What you are asked to do - Identify the lines that contain the word "Give", then copy them.

Extracted material -
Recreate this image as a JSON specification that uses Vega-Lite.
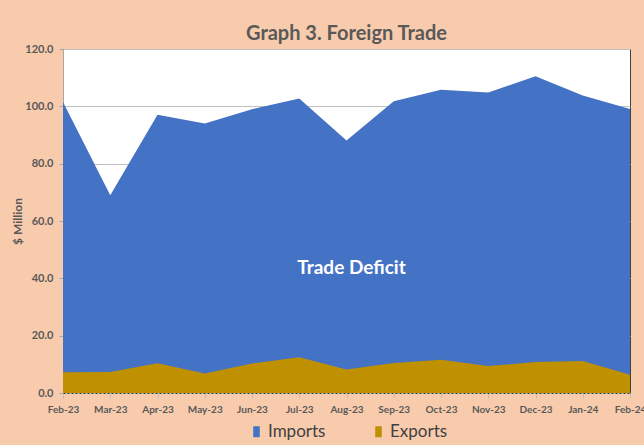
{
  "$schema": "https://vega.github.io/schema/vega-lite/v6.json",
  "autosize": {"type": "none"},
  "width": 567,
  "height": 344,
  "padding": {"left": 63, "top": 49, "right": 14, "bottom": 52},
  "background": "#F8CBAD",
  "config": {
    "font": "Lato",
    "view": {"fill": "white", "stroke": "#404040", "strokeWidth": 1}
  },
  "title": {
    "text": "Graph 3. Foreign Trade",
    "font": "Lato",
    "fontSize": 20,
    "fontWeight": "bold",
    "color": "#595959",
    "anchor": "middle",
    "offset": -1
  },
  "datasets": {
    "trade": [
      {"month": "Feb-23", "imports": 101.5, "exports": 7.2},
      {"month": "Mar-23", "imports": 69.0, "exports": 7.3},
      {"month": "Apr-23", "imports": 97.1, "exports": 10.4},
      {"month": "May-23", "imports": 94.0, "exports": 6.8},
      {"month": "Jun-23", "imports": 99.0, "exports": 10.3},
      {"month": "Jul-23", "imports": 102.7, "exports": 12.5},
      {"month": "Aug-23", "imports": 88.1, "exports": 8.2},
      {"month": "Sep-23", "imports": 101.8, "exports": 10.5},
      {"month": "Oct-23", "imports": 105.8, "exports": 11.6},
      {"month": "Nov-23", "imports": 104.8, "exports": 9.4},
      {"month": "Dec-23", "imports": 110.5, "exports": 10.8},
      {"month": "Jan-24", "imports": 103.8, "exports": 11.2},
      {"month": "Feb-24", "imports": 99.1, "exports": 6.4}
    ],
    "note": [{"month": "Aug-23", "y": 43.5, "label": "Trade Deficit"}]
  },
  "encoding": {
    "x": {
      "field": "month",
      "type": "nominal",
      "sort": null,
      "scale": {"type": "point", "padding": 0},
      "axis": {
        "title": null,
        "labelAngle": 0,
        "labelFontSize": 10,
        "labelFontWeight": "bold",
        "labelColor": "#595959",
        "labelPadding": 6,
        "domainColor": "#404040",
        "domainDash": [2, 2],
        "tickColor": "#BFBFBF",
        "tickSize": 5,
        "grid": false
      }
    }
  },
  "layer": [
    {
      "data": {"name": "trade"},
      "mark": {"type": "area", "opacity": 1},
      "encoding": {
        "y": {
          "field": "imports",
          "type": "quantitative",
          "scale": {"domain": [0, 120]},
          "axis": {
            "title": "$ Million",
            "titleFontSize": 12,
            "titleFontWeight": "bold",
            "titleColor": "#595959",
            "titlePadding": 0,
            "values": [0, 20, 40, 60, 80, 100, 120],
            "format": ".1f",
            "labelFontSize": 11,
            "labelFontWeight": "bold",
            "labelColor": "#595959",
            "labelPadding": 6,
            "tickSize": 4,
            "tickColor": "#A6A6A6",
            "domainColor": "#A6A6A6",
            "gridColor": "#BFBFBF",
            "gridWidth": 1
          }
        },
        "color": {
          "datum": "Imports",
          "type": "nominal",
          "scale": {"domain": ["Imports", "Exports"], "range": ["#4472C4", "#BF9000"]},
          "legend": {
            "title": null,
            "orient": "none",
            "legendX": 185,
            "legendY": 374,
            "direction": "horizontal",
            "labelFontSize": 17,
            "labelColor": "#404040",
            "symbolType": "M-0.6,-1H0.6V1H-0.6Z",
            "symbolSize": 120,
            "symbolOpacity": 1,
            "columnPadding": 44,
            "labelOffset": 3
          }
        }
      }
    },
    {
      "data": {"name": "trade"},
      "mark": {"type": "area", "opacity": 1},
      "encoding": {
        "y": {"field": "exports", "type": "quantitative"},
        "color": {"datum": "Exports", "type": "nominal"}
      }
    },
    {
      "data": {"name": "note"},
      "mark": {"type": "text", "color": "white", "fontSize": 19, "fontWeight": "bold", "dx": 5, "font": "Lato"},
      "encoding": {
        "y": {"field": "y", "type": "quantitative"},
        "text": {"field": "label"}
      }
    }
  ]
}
---
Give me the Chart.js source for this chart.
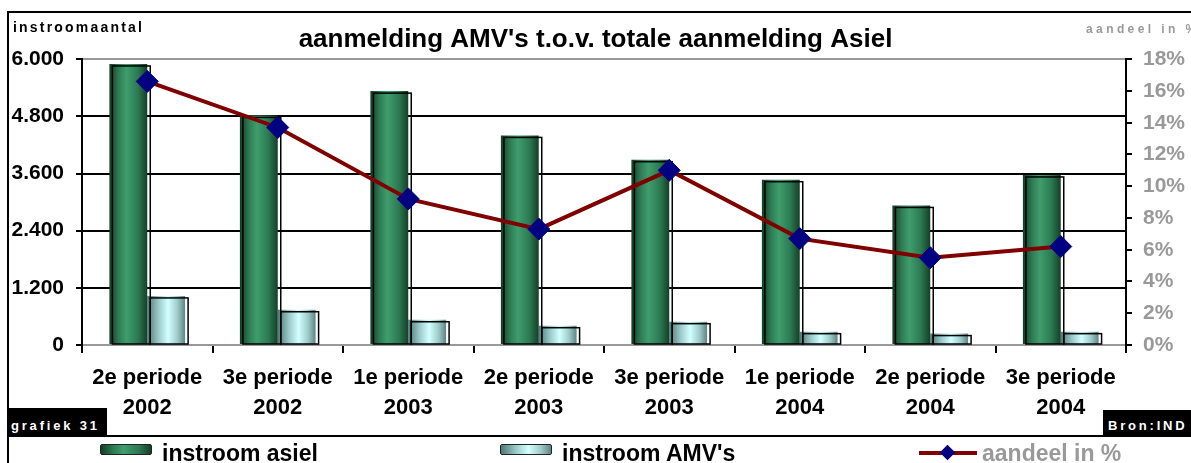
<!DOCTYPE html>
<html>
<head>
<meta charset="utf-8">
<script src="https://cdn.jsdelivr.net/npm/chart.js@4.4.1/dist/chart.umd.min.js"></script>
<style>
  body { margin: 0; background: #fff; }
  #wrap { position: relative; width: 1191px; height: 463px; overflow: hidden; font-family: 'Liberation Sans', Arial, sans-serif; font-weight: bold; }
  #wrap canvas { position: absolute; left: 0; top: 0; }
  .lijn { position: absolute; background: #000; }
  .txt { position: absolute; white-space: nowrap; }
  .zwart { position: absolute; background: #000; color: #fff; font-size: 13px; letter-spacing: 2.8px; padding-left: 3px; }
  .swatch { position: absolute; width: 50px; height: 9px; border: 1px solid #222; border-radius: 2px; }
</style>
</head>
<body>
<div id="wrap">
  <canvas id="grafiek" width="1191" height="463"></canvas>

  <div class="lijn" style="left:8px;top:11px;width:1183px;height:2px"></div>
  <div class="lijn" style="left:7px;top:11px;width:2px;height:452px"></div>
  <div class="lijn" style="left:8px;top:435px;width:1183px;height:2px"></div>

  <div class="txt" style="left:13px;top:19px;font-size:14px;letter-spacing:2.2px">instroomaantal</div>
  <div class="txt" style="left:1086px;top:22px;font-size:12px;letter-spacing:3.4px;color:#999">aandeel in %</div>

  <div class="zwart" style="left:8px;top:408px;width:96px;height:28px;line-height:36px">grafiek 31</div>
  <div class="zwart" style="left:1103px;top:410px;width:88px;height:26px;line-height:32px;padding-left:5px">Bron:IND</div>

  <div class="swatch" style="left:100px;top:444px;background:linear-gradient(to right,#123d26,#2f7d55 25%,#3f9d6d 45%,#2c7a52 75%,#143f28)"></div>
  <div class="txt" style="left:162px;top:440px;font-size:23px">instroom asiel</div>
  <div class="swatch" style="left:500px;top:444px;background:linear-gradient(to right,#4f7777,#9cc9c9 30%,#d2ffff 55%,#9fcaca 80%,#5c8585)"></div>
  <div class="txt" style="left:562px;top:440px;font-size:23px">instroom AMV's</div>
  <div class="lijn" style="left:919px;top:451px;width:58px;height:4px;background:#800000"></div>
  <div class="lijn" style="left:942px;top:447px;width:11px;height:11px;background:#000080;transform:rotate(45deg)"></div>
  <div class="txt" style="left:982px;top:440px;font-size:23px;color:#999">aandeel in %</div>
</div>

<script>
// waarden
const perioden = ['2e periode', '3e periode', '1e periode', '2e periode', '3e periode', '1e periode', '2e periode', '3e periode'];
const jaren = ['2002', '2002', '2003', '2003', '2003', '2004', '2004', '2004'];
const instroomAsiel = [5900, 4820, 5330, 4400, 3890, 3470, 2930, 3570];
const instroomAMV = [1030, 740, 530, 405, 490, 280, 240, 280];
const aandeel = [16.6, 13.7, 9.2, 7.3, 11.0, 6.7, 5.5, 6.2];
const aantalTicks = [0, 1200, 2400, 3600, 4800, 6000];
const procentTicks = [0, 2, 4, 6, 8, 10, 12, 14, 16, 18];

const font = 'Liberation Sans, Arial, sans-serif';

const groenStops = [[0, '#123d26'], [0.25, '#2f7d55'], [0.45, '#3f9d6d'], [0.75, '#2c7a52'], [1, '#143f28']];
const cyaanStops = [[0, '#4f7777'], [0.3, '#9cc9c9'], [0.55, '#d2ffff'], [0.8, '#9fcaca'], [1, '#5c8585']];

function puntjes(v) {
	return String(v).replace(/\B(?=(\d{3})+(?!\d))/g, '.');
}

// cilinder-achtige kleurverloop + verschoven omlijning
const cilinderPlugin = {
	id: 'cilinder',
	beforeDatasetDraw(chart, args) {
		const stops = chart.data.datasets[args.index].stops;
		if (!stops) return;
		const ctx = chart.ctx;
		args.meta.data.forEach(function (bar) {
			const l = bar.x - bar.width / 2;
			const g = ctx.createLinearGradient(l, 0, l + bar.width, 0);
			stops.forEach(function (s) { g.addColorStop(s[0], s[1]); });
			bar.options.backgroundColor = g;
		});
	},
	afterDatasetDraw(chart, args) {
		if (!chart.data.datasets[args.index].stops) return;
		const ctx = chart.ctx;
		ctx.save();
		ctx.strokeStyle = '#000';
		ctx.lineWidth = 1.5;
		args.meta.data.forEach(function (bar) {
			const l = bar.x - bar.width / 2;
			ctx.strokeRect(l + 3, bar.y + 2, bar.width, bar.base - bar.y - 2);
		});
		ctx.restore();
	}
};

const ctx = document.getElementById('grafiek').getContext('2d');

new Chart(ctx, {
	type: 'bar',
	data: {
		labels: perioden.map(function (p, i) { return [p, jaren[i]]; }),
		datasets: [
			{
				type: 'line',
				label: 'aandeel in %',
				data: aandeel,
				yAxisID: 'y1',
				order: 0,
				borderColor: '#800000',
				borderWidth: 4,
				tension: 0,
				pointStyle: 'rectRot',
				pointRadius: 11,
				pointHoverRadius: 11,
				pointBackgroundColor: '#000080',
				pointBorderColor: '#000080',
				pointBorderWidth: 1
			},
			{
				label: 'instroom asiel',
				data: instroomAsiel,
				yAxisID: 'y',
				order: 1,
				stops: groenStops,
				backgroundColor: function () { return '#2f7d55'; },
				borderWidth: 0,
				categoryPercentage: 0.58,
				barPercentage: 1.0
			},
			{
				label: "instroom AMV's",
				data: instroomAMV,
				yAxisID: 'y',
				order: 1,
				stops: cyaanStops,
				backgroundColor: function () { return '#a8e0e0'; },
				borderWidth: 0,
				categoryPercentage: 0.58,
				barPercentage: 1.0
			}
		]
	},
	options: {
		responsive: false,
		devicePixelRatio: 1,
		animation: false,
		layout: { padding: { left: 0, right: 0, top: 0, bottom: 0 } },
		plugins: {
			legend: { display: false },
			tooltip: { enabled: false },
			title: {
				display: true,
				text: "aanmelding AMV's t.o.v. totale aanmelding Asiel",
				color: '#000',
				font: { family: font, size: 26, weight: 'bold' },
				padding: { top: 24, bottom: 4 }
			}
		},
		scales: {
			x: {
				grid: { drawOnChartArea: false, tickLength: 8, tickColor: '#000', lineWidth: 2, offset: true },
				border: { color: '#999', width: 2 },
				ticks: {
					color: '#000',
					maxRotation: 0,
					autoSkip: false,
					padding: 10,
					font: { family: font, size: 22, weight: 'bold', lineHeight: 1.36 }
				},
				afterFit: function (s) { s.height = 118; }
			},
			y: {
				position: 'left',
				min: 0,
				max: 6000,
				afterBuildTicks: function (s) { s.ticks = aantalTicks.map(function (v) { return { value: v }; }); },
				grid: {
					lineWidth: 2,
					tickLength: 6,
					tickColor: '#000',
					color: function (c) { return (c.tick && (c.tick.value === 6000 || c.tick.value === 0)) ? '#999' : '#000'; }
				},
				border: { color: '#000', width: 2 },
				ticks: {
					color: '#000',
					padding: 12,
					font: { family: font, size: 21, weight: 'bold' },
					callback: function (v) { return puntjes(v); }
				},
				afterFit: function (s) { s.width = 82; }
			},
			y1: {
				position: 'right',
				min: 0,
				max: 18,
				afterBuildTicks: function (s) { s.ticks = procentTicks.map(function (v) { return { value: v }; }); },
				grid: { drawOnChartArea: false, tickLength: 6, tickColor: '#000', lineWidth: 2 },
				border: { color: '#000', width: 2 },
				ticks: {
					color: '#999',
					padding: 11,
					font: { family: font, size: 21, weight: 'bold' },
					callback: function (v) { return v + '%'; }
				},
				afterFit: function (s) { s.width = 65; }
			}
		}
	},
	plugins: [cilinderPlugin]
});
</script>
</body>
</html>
==
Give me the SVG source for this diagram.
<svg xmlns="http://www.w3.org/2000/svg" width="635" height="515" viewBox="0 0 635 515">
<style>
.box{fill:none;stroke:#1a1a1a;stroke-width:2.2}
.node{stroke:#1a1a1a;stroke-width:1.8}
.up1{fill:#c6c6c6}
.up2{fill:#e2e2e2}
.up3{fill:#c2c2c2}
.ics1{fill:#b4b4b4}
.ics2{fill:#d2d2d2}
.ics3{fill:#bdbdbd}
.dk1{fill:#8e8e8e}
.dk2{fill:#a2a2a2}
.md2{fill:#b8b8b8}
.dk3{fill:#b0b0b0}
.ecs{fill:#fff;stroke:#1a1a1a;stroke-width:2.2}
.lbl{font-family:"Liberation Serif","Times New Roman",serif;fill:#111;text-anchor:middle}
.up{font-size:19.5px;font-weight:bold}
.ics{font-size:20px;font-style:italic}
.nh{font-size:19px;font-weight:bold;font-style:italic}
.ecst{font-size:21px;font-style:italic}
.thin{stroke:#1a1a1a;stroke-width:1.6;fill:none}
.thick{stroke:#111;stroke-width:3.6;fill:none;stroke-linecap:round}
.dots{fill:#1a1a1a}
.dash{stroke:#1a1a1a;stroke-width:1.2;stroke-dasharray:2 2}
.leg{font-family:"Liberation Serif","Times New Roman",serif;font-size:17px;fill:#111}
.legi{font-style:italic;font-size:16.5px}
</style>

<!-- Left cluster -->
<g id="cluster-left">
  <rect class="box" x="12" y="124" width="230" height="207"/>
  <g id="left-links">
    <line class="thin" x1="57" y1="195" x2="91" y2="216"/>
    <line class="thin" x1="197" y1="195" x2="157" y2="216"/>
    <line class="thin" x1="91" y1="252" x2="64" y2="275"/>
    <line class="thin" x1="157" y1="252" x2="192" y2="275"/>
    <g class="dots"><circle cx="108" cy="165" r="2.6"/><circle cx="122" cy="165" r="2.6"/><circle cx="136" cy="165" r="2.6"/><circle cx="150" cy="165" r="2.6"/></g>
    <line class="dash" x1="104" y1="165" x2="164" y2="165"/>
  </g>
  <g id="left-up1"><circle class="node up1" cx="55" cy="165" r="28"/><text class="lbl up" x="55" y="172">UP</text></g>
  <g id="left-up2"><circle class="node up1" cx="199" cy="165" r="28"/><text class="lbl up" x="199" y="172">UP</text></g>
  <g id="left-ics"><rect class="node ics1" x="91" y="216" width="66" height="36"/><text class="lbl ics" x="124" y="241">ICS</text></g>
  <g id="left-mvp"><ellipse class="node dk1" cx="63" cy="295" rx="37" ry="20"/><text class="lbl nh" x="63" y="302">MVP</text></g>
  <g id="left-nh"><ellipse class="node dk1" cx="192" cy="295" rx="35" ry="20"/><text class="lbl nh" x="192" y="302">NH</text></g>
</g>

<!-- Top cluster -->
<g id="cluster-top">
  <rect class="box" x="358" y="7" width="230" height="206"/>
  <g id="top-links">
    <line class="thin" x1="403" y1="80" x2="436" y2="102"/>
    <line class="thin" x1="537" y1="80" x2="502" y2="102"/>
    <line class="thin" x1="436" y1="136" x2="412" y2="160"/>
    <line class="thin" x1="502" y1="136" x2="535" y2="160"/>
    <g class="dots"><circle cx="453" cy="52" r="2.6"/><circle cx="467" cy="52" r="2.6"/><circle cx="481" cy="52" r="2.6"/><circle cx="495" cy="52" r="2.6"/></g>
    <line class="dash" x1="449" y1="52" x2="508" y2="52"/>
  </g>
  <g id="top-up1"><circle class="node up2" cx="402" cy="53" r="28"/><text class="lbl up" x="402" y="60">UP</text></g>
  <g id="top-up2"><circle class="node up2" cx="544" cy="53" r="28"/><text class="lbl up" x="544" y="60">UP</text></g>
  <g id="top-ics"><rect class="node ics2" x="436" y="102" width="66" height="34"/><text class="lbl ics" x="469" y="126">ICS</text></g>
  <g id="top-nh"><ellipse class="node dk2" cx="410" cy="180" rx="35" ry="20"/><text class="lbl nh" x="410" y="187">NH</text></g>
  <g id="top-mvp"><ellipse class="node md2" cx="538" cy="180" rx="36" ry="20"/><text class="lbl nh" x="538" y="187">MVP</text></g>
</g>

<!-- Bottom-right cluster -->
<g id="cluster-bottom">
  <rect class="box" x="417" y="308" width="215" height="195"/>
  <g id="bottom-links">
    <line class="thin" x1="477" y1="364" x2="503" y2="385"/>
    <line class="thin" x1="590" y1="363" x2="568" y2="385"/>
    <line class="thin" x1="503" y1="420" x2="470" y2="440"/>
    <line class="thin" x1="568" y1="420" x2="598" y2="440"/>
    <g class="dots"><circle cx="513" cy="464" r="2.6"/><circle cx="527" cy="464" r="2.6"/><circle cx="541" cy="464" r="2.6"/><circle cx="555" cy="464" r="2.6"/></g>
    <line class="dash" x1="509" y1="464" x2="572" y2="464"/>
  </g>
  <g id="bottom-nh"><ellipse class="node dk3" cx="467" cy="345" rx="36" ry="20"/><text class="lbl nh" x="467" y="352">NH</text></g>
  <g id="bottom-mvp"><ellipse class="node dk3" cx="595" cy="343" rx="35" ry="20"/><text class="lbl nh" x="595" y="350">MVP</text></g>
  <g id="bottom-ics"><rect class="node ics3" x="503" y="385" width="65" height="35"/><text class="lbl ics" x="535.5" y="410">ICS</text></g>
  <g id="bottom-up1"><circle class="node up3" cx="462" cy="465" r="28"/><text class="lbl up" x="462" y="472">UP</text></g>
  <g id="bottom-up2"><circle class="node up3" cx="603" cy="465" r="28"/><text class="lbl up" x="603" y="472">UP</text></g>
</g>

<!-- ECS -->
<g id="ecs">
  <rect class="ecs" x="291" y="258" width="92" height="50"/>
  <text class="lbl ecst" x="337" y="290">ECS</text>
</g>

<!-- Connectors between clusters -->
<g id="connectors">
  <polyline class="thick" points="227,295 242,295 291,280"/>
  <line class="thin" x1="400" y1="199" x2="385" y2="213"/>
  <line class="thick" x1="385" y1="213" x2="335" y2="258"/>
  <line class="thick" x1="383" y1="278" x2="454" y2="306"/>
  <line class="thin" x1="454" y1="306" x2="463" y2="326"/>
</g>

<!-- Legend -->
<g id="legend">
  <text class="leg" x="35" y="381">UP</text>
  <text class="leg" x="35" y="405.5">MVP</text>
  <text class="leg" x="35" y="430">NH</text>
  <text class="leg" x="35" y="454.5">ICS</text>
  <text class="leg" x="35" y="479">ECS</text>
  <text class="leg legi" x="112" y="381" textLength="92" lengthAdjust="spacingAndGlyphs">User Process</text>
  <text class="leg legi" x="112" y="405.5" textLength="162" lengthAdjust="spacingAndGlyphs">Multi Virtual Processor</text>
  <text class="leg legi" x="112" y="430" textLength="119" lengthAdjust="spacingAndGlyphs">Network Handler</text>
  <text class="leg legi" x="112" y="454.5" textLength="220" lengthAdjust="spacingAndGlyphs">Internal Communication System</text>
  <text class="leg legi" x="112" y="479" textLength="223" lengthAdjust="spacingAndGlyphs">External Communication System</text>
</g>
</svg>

Written answer -
Give me the Chart.js source for this chart.
Give me the SVG source for this diagram.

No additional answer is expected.